MADRID: Spain’s Prime Minister Mariano Rajoy on Thursday brushed off any concern of a spillover of the Greek crisis to his country as he revised up economic growth forecasts for the second time this year hours after borrowing costs picked up at a debt auction.
Rajoy said the Spanish economy would expand by 3.3 percent in 2015 and 3 percent in 2016 from a previous 2.9 percent earlier forecast for both years.
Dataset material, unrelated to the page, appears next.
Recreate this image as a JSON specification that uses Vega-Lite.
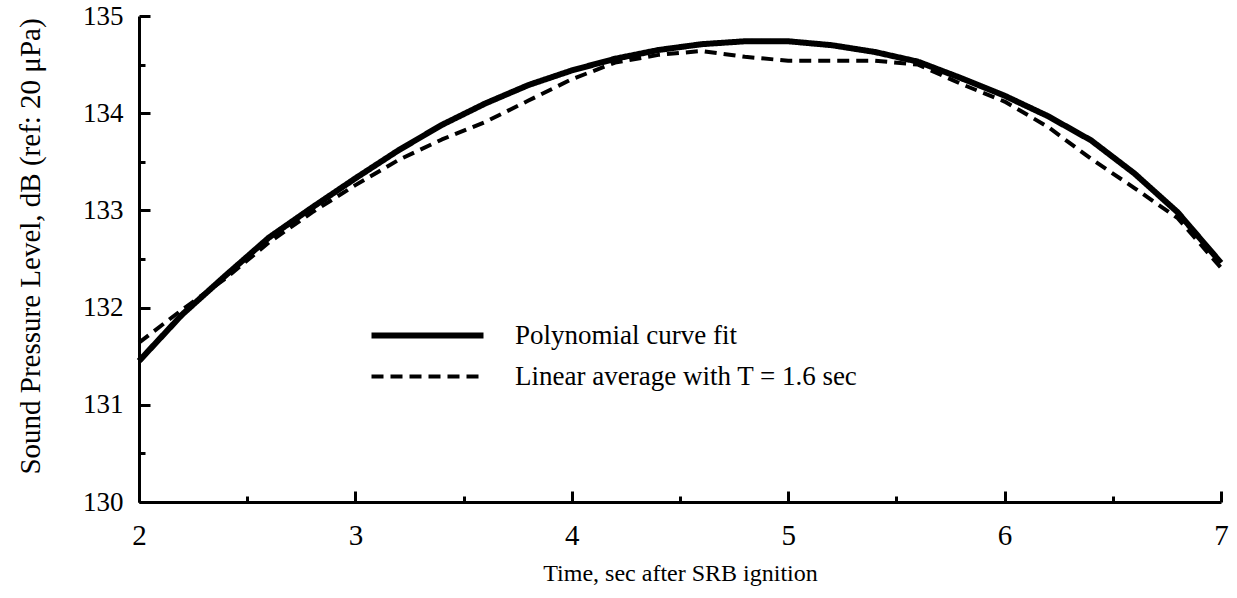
{
  "$schema": "https://vega.github.io/schema/vega-lite/v6.json",
  "width": 1082,
  "height": 486,
  "autosize": {"type": "none"},
  "padding": {"left": 139, "top": 16, "right": 16, "bottom": 96},
  "background": "white",
  "config": {
    "view": {"stroke": null},
    "font": "Liberation Serif",
    "axis": {
      "domainColor": "black",
      "domainWidth": 3,
      "tickColor": "black",
      "tickWidth": 3,
      "grid": false,
      "labelFont": "Liberation Serif",
      "labelFontSize": 26,
      "labelColor": "black",
      "titleFont": "Liberation Serif",
      "titleFontSize": 24,
      "titleFontWeight": "normal",
      "titleColor": "black"
    },
    "legend": {"labelFont": "Liberation Serif", "titleFont": "Liberation Serif"}
  },
  "data": {
    "values": [
      {"t": 2.0, "spl": 131.45, "series": "Polynomial curve fit"},
      {"t": 2.2, "spl": 131.93, "series": "Polynomial curve fit"},
      {"t": 2.4, "spl": 132.33, "series": "Polynomial curve fit"},
      {"t": 2.6, "spl": 132.72, "series": "Polynomial curve fit"},
      {"t": 2.8, "spl": 133.03, "series": "Polynomial curve fit"},
      {"t": 3.0, "spl": 133.33, "series": "Polynomial curve fit"},
      {"t": 3.2, "spl": 133.62, "series": "Polynomial curve fit"},
      {"t": 3.4, "spl": 133.88, "series": "Polynomial curve fit"},
      {"t": 3.6, "spl": 134.1, "series": "Polynomial curve fit"},
      {"t": 3.8, "spl": 134.29, "series": "Polynomial curve fit"},
      {"t": 4.0, "spl": 134.44, "series": "Polynomial curve fit"},
      {"t": 4.2, "spl": 134.56, "series": "Polynomial curve fit"},
      {"t": 4.4, "spl": 134.65, "series": "Polynomial curve fit"},
      {"t": 4.6, "spl": 134.71, "series": "Polynomial curve fit"},
      {"t": 4.8, "spl": 134.74, "series": "Polynomial curve fit"},
      {"t": 5.0, "spl": 134.74, "series": "Polynomial curve fit"},
      {"t": 5.2, "spl": 134.7, "series": "Polynomial curve fit"},
      {"t": 5.4, "spl": 134.63, "series": "Polynomial curve fit"},
      {"t": 5.6, "spl": 134.53, "series": "Polynomial curve fit"},
      {"t": 5.8, "spl": 134.36, "series": "Polynomial curve fit"},
      {"t": 6.0, "spl": 134.18, "series": "Polynomial curve fit"},
      {"t": 6.2, "spl": 133.97, "series": "Polynomial curve fit"},
      {"t": 6.4, "spl": 133.72, "series": "Polynomial curve fit"},
      {"t": 6.6, "spl": 133.38, "series": "Polynomial curve fit"},
      {"t": 6.8, "spl": 132.98, "series": "Polynomial curve fit"},
      {"t": 7.0, "spl": 132.46, "series": "Polynomial curve fit"},
      {"t": 2.0, "spl": 131.64, "series": "Linear average with T = 1.6 sec"},
      {"t": 2.2, "spl": 131.98, "series": "Linear average with T = 1.6 sec"},
      {"t": 2.4, "spl": 132.3, "series": "Linear average with T = 1.6 sec"},
      {"t": 2.6, "spl": 132.67, "series": "Linear average with T = 1.6 sec"},
      {"t": 2.8, "spl": 132.98, "series": "Linear average with T = 1.6 sec"},
      {"t": 3.0, "spl": 133.26, "series": "Linear average with T = 1.6 sec"},
      {"t": 3.2, "spl": 133.52, "series": "Linear average with T = 1.6 sec"},
      {"t": 3.4, "spl": 133.73, "series": "Linear average with T = 1.6 sec"},
      {"t": 3.6, "spl": 133.91, "series": "Linear average with T = 1.6 sec"},
      {"t": 3.8, "spl": 134.13, "series": "Linear average with T = 1.6 sec"},
      {"t": 4.0, "spl": 134.35, "series": "Linear average with T = 1.6 sec"},
      {"t": 4.2, "spl": 134.52, "series": "Linear average with T = 1.6 sec"},
      {"t": 4.4, "spl": 134.6, "series": "Linear average with T = 1.6 sec"},
      {"t": 4.6, "spl": 134.64, "series": "Linear average with T = 1.6 sec"},
      {"t": 4.8, "spl": 134.58, "series": "Linear average with T = 1.6 sec"},
      {"t": 5.0, "spl": 134.54, "series": "Linear average with T = 1.6 sec"},
      {"t": 5.2, "spl": 134.54, "series": "Linear average with T = 1.6 sec"},
      {"t": 5.4, "spl": 134.54, "series": "Linear average with T = 1.6 sec"},
      {"t": 5.6, "spl": 134.5, "series": "Linear average with T = 1.6 sec"},
      {"t": 5.8, "spl": 134.3, "series": "Linear average with T = 1.6 sec"},
      {"t": 6.0, "spl": 134.12, "series": "Linear average with T = 1.6 sec"},
      {"t": 6.2, "spl": 133.86, "series": "Linear average with T = 1.6 sec"},
      {"t": 6.4, "spl": 133.53, "series": "Linear average with T = 1.6 sec"},
      {"t": 6.6, "spl": 133.23, "series": "Linear average with T = 1.6 sec"},
      {"t": 6.8, "spl": 132.92, "series": "Linear average with T = 1.6 sec"},
      {"t": 7.0, "spl": 132.41, "series": "Linear average with T = 1.6 sec"}
    ]
  },
  "resolve": {"axis": {"x": "independent", "y": "independent"}},
  "layer": [
    {
      "mark": {"type": "line", "color": "black", "strokeCap": "butt", "strokeJoin": "round", "clip": false},
      "encoding": {
        "x": {
          "field": "t",
          "type": "quantitative",
          "scale": {"domain": [2, 7], "nice": false, "zero": false},
          "axis": {
            "orient": "bottom",
            "title": "Time, sec after SRB ignition",
            "values": [2, 3, 4, 5, 6, 7],
            "format": "d",
            "tickSize": 0,
            "encoding": {"ticks": {"y2": {"value": -11}}},
            "labelFontSize": 29,
            "labelPadding": 19,
            "labelBaseline": "top",
            "labelFlush": false,
            "labelOverlap": false,
            "titleY": 78,
            "titleBaseline": "alphabetic"
          }
        },
        "y": {
          "field": "spl",
          "type": "quantitative",
          "scale": {"domain": [130, 135], "nice": false, "zero": false},
          "axis": {
            "orient": "left",
            "title": "Sound Pressure Level, dB (ref: 20 μPa)",
            "values": [130, 131, 132, 133, 134, 135],
            "format": "d",
            "tickSize": 0,
            "encoding": {"ticks": {"x2": {"value": 11}}},
            "labelFontSize": 27,
            "labelPadding": 16,
            "labelFlush": false,
            "labelOverlap": false,
            "titleFontSize": 29,
            "titleX": -109,
            "titleY": 230,
            "titleAngle": -90,
            "titleBaseline": "middle",
            "titleAlign": "center"
          }
        },
        "strokeDash": {
          "field": "series",
          "type": "nominal",
          "scale": {
            "domain": ["Polynomial curve fit", "Linear average with T = 1.6 sec"],
            "range": [[1, 0], [12, 7]]
          },
          "legend": {
            "title": null,
            "orient": "none",
            "legendX": 275,
            "legendY": 306,
            "padding": 0,
            "symbolType": "M-5.6,0H5.6",
            "symbolSize": 400,
            "symbolStrokeColor": "black",
            "labelFont": "Liberation Serif",
            "labelFontSize": 27,
            "labelColor": "black",
            "labelOffset": 74,
            "labelLimit": 600,
            "rowPadding": 13
          }
        },
        "strokeWidth": {
          "field": "series",
          "type": "nominal",
          "scale": {
            "domain": ["Polynomial curve fit", "Linear average with T = 1.6 sec"],
            "range": [6, 4]
          },
          "legend": null
        }
      }
    },
    {
      "mark": {"type": "line", "strokeOpacity": 0, "clip": false},
      "encoding": {
        "detail": {"field": "series", "type": "nominal"},
        "x": {
          "field": "t",
          "type": "quantitative",
          "scale": {"domain": [2, 7], "nice": false, "zero": false},
          "axis": {
            "orient": "bottom",
            "title": null,
            "values": [2.5, 3.5, 4.5, 5.5, 6.5],
            "labels": false,
            "domain": false,
            "tickSize": 0,
            "encoding": {"ticks": {"y2": {"value": -6}}}
          }
        },
        "y": {
          "field": "spl",
          "type": "quantitative",
          "scale": {"domain": [130, 135], "nice": false, "zero": false},
          "axis": {
            "orient": "left",
            "title": null,
            "values": [130.5, 131.5, 132.5, 133.5, 134.5],
            "labels": false,
            "domain": false,
            "tickSize": 0,
            "encoding": {"ticks": {"x2": {"value": 6}}}
          }
        }
      }
    }
  ]
}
He also said tax cuts due to enter into force early next year would be brought forward with immediate effect in a bid to return 1.5 billion euros (1.2 billion pounds) to cash-strapped Spaniards ahead of a year-end election.
Although a source close to the government said the new forecast would have been 0.2 percent higher if it had not been for the developments in Greece, Rajoy is also expected to soon reinstate civil service pay and perks that were cut in 2012. With the number of jobless falling for the fifth straight month in June and the government’s tax intake improving by more than 7 percent to the end of May, Rajoy is hoping to use the new leeway for spending to make sure the economic recovery reaches ordinary Spaniards.
Spain’s economy has returned to growth after a long downturn, but high public and private debt and the rising popularity of a political party in the mould of Greece’s Syriza has made some investors more wary about Spanish bonds. Earlier on Thursday, Spain’s 10-year benchmark bond hit its highest auction rate since September, as wariness about Greece’s economic crisis reached other southern European nations. The marginal 10-year yield at the sale, which raised funding over four maturities, was 2.279 percent.